The DFGs in Fig 1-3 were described by the VHDL language. Then, the filter projects were synthesized for the Xilinx Spartan-6 FPGA. The results of the synthesis for some low pass filter of the 33-rd order are shown in Table 1. To estimate the whole hardware volume Q, it was considered, that an 18-bit multiplier in the FPGA requires 200 equivalent LUTs for its implementation.
The Table 1 analysis shows that the filter structure based on DSP48 blocks, provides the maximum sampling clock frequency f C at the cost of the hardware volume. The second combined structure gives lower value f C, but it provides much less hardware volume and the better ratio of throughput to hardware volume f C /Q.

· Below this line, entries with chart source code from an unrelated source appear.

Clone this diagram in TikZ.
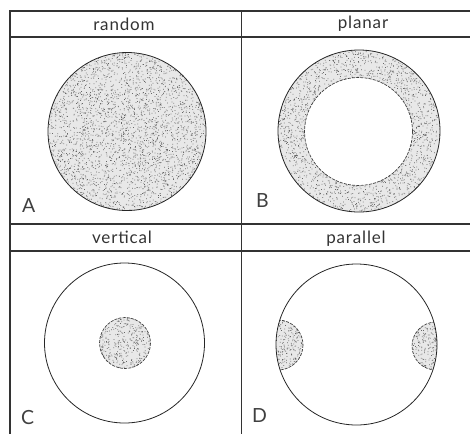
\documentclass[tikz,border=0pt]{standalone}
\usepackage{fontspec}
\setmainfont{Lato}[LetterSpace=5]
\newfontfamily\labfont{Lato}
\begin{document}
\begin{tikzpicture}[x=1pt,y=-1pt,
  frame/.style={line width=1.1pt,draw=black!80},
  rim/.style={line width=0.8pt,draw=black!85},
  dashrim/.style={line width=0.7pt,draw=black!75,dash pattern=on 3pt off 1.2pt},
  ttl/.style={font=\fontsize{17}{17}\selectfont,text=black!80,inner sep=0pt},
  lab/.style={font=\labfont\fontsize{19.5}{19.5}\selectfont,text=black!75,inner sep=0pt,anchor=base west},
  dotc/.style={fill=black!60},
  tone/.style={fill=black!9}]
\useasboundingbox (0,0) rectangle (470,434);
\pgfmathsetseed{7}
% stipple macro: cx cy halfwidth n  (chunks of 100 dots per path)
\newcommand\mystipple[4]{%
  \pgfmathtruncatemacro\nchunk{#4/100}%
  \foreach \k in {1,...,\nchunk}{%
    \fill[dotc] \foreach \i in {1,...,100}{ ({#1+#3*rand},{#2+#3*rand}) rectangle +(0.75pt,0.75pt) };}}
% ---------- A
\begin{scope}
  \clip (127,131.5) circle (79);
  \fill[tone] (127,131.5) circle (79);
  \mystipple{127}{131.5}{79}{3600}
\end{scope}
\draw[rim] (127,131.5) circle (79);
% ---------- B
\begin{scope}
  \clip (359,131) circle (81);
  \fill[tone,even odd rule] (359,131) circle (81) (358.5,131.5) circle (54);
  \begin{scope}[even odd rule]
    \clip (278,50) rectangle (440,212) (358.5,131.5) circle (54);
    \mystipple{359}{131}{81}{3500}
  \end{scope}
\end{scope}
\draw[rim] (359,131) circle (81);
\draw[dashrim] (358.5,131.5) circle (54);
% ---------- C
\draw[rim] (124.5,343) circle (80);
\begin{scope}
  \clip (125,343) circle (25.5);
  \fill[tone] (125,343) circle (25.5);
  \mystipple{125}{343}{25.5}{400}
\end{scope}
\draw[dashrim] (125,343) circle (25.5);
% ---------- D
\begin{scope}
  \clip (356.5,344.5) circle (80.5);
  \begin{scope}
    \clip (278,345) circle (25);
    \fill[tone] (278,345) circle (25);
    \mystipple{278}{345}{25}{400}
  \end{scope}
  \begin{scope}
    \clip (436,346) circle (24);
    \fill[tone] (436,346) circle (24);
    \mystipple{436}{346}{24}{400}
  \end{scope}
  \draw[dashrim] (278,345) circle (25);
  \draw[dashrim] (436,346) circle (24);
\end{scope}
\draw[rim] (356.5,344.5) circle (80.5);
% ---------- frame
\draw[frame] (470,11) -- (10,11) -- (10,434);
\draw[frame] (241.5,11) -- (241.5,434);
\draw[frame] (10,37) -- (470,37);
\draw[frame] (10,224) -- (470,224);
\draw[frame] (10,251) -- (470,251);
% ---------- titles
\node[ttl] (tA) at (124,24) {random};
\node[ttl] (tB) at (363,24) {planar};
\node[ttl] (tC) at (122,237.5) {vertical};
\node[ttl] (tD) at (356,238.5) {parallel};
% ---------- letters
\node[lab] (lA) at (22,212) {A};
\node[lab] (lB) at (256,207) {B};
\node[lab] (lC) at (21,424) {C};
\node[lab] (lD) at (252,422) {D};
\end{tikzpicture}
\end{document}
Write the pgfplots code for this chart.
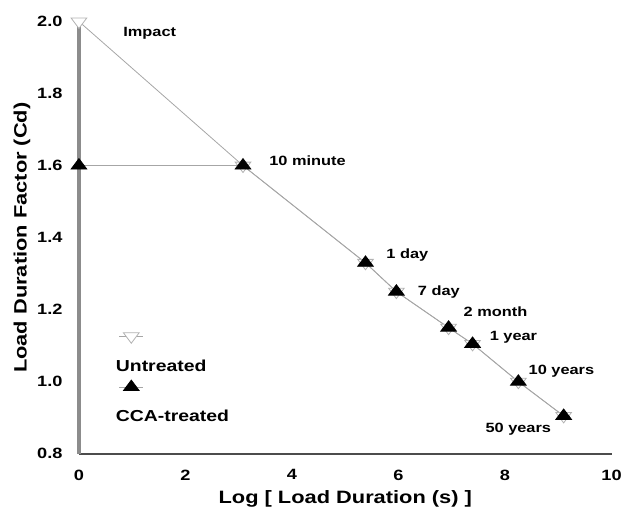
\documentclass[border={10.5pt 11pt 0pt 13pt}]{standalone}
\usepackage{pgfplots}
\pgfplotsset{compat=1.18}
\usepackage{fontspec}
\setmainfont{Liberation Sans}[FakeStretch=1.22]
\begin{document}
\begin{tikzpicture}
\begin{axis}[
  scale only axis, width=536pt, height=435pt,
  xmin=0, xmax=10, ymin=0.8, ymax=2.0,
  axis x line=bottom, axis y line=left, axis line style={-},
  x axis line style={draw=black!70, line width=1.6pt},
  y axis line style={draw=black!45, line width=3.2pt},
  xtick={0,2,4,6,8,10}, ytick={0.8,1.0,1.2,1.4,1.6,1.8,2.0},
  major tick length=0pt,
  /pgf/number format/assume math mode=true,
  ticklabel style={font=\fontsize{15}{15}\selectfont\bfseries},
  yticklabel style={/pgf/number format/fixed, /pgf/number format/fixed zerofill, /pgf/number format/precision=1, xshift=-13pt},
  xticklabel style={yshift=-12.5pt},
  xlabel={Log [ Load Duration (s) ]},
  ylabel={Load Duration Factor (Cd)},
  xlabel style={yshift=-3.5pt},
  label style={font=\fontsize{18}{18}\selectfont\bfseries},
  clip=false,
  legend style={at={(axis cs:0.58,1.073)}, anchor=north west, draw=none, fill=none,
    font=\fontsize{16}{16}\selectfont\bfseries, row sep=34pt},
  legend cell align=left,
  legend image code/.code={%
    \path (0pt,0pt) (0.1pt,0pt);
    \begin{pgfinterruptboundingbox}
    \draw[gray!70, line width=0.8pt] (6pt,30pt) -- (30pt,30pt);
    \draw[#1] plot coordinates {(18pt,30pt)};
    \end{pgfinterruptboundingbox}
  },
]
\addplot[gray!70, line width=0.8pt, mark=triangle*, mark size=7pt,
  mark options={solid, rotate=180, xscale=1.3, fill=white, draw=gray!60, line width=0.8pt}]
  coordinates {(0,2.0)(3.08,1.6)(5.38,1.33)(5.96,1.25)(6.94,1.15)(7.39,1.105)(8.25,1.0)(9.1,0.905)};
\addlegendentry{Untreated}
\addplot[gray!70, line width=0.8pt, mark=triangle*, mark size=7pt,
  mark options={solid, xscale=1.3, fill=black, draw=black}]
  coordinates {(0,1.6)(3.08,1.6)(5.38,1.33)(5.96,1.25)(6.94,1.15)(7.39,1.105)(8.25,1.0)(9.1,0.905)};
\addlegendentry{CCA-treated}
\begin{scope}[every node/.style={font=\fontsize{13.5}{13.5}\selectfont\bfseries, anchor=west, inner sep=0pt}]
\node at (axis cs:0.83,1.967) {Impact};
\node at (axis cs:3.57,1.614) {10 minute};
\node at (axis cs:5.77,1.353) {1 day};
\node at (axis cs:6.36,1.25) {7 day};
\node at (axis cs:7.22,1.194) {2 month};
\node at (axis cs:7.71,1.122) {1 year};
\node at (axis cs:8.44,1.03) {10 years};
\node at (axis cs:7.63,0.869) {50 years};
\end{scope}
\end{axis}
\end{tikzpicture}
\end{document}
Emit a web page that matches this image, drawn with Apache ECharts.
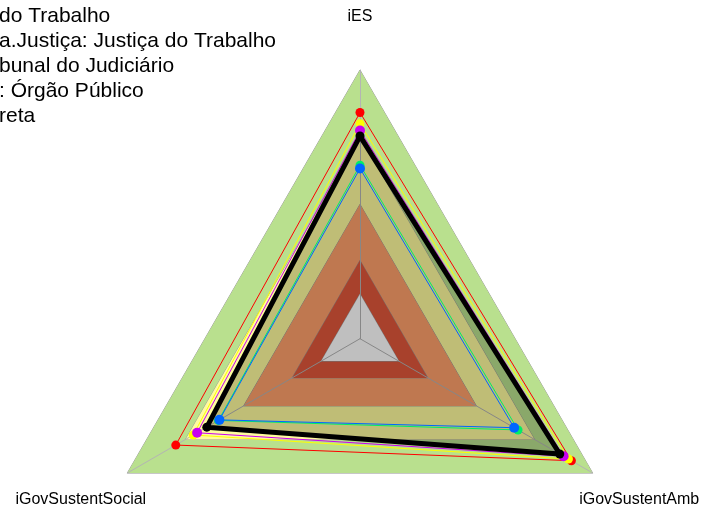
<!DOCTYPE html>
<html>
<head>
<meta charset="utf-8">
<script src="https://cdn.jsdelivr.net/npm/echarts@6/dist/echarts.min.js"></script>
<style>
    html, body {margin: 0; padding: 0; background: #fff;}
    #chart {width: 702px; height: 511px;}
</style>
</head>
<body>
<div id="chart"></div>
<script>
const indicators = ['iES', 'iGovSustentSocial', 'iGovSustentAmb'];

// faixas de fundo (limites superiores)
const bandLimits = [1, 0.7, 0.4, 0.15, 0];
const bandColors = ['#b9e08e', '#fffc9e', '#ffa06b', '#e0573b', '#ffffff'];

const legendNames = [
    'do Trabalho',
    'a.Justiça: Justiça do Trabalho',
    'bunal do Judiciário',
    ': Órgão Público',
    'reta'
];

const serieBlack = [0.705, 0.59, 0.83];
const serieRed = [0.81, 0.75, 0.89];
const serieYellow = [0.76, 0.66, 0.875];
const serieMagenta = [0.73, 0.64, 0.85];
const serieGreen = [0.575, 0.53, 0.615];
const serieBlue = [0.56, 0.525, 0.595];

const chart = echarts.init(document.getElementById('chart'));

let series = [];

bandLimits.forEach((v, i) => {
    series.push({
        type: 'radar',
        z: 1,
        silent: true,
        symbol: 'none',
        lineStyle: {color: '#9a9a9a', width: 1},
        areaStyle: {color: bandColors[i], opacity: 1},
        data: [{value: [v, v, v]}]
    });
});

// preenchimento translúcido do polígono preto
series.push({
    type: 'radar',
    z: 4,
    silent: true,
    symbol: 'none',
    lineStyle: {width: 0, opacity: 0},
    areaStyle: {color: 'rgba(0,0,0,0.25)', opacity: 1},
    data: [{value: serieBlack}]
});

function lineSerie(name, color, values, width, size, z) {
    return {
        name: name,
        type: 'radar',
        z: z,
        symbol: 'circle',
        symbolSize: size,
        itemStyle: {color: color},
        lineStyle: {color: color, width: width},
        data: [{value: values, name: name}]
    };
}

series.push(lineSerie(legendNames[1], '#ff0000', serieRed, 1, 9, 5));
series.push(lineSerie(legendNames[3], '#ffff00', serieYellow, 1, 9, 5));
series.push(lineSerie(legendNames[2], '#c800f0', serieMagenta, 1, 10, 5));
series.push(lineSerie(legendNames[4], '#00ee66', serieGreen, 1, 9, 5));
series.push(lineSerie('blue', '#0066ff', serieBlue, 1, 10, 5));
series.push(lineSerie(legendNames[0], '#000000', serieBlack, 5, 9, 6));

chart.setOption({
    animation: false,
    legend: {
        data: legendNames,
        orient: 'vertical',
        left: -6,
        top: 5,
        padding: 0,
        icon: 'none',
        itemWidth: 0,
        itemHeight: 14,
        itemGap: 3,
        selectedMode: false,
        textStyle: {
            fontFamily: 'Liberation Sans',
            fontSize: 21,
            lineHeight: 22,
            color: '#000'
        }
    },
    radar: {
        z: 3,
        center: [360, 338.7],
        radius: 268.7,
        startAngle: 90,
        shape: 'polygon',
        splitNumber: 6,
        nameGap: 53.7,
        axisName: {
            color: '#000',
            fontFamily: 'Liberation Sans',
            fontSize: 16,
            align: 'center',
            verticalAlign: 'middle'
        },
        axisLine: {lineStyle: {color: '#b4b4b4', width: 1}},
        splitLine: {show: false},
        splitArea: {show: false},
        indicator: indicators.map((n) => ({name: n, min: -0.2, max: 1}))
    },
    series: series
});
</script>
</body>
</html>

Table 1. Parameters of the FIR filters implemented in Xilinx Spartan-6 FPGA
Structure | LUTs | Registers | DSP48 | Q | f C , MHz | f C/Q |
Systolic | 0 | 0 | 33 | 33 | 390 | 11.8 |
Modified | 772 | 1538 | 17 | 20.9 | 146 | 7.0 |
Improved | 914 | 1639 | 17 | 21.6 | 267 | 12.4 |
Conclusion. A method of the systolic type FIR filter design for FPGA is proposed, which utilizes both built-in multipliers and application specific constant coefficient multipliers.The method provides both the increased filter length and minimized hardware volume providing the high throughput. The derived filter structure has approximately in two times fewer hardware multipliers than the usual filter generated by the tool like Xilinx Coregen.The resulting filter is represented by the VHDL program and therefore, it can be effectively implemented in FPGA of any type and manufacturer.
References.
- “Spartan-6 FPGA DSP48A1 Slice User Guide”. UG389, v1.2, Xilinx Inc. May 29, 2014. -46 p.
- U. Meyer-Baese, “Digital Signal Processing with Field Programmable Gate Arrays”. //Springer, 4-th Ed. 2014, 930 p.
- A. Sergyienko, V. Vasylienko, O. Maslennikow, “FIR filter soft core generator” // Prace IV Konferencji Krajowej „Reprogramowalne uklady cyfrowe”, RUC’2001. -Szczecin, Poland. 2001. pp. 167-172.
- M. Kumm, “Multiple Constant Multiplication Optimizations for Field Programmable Gate Arrays”. //Springer, 2016. 206 p.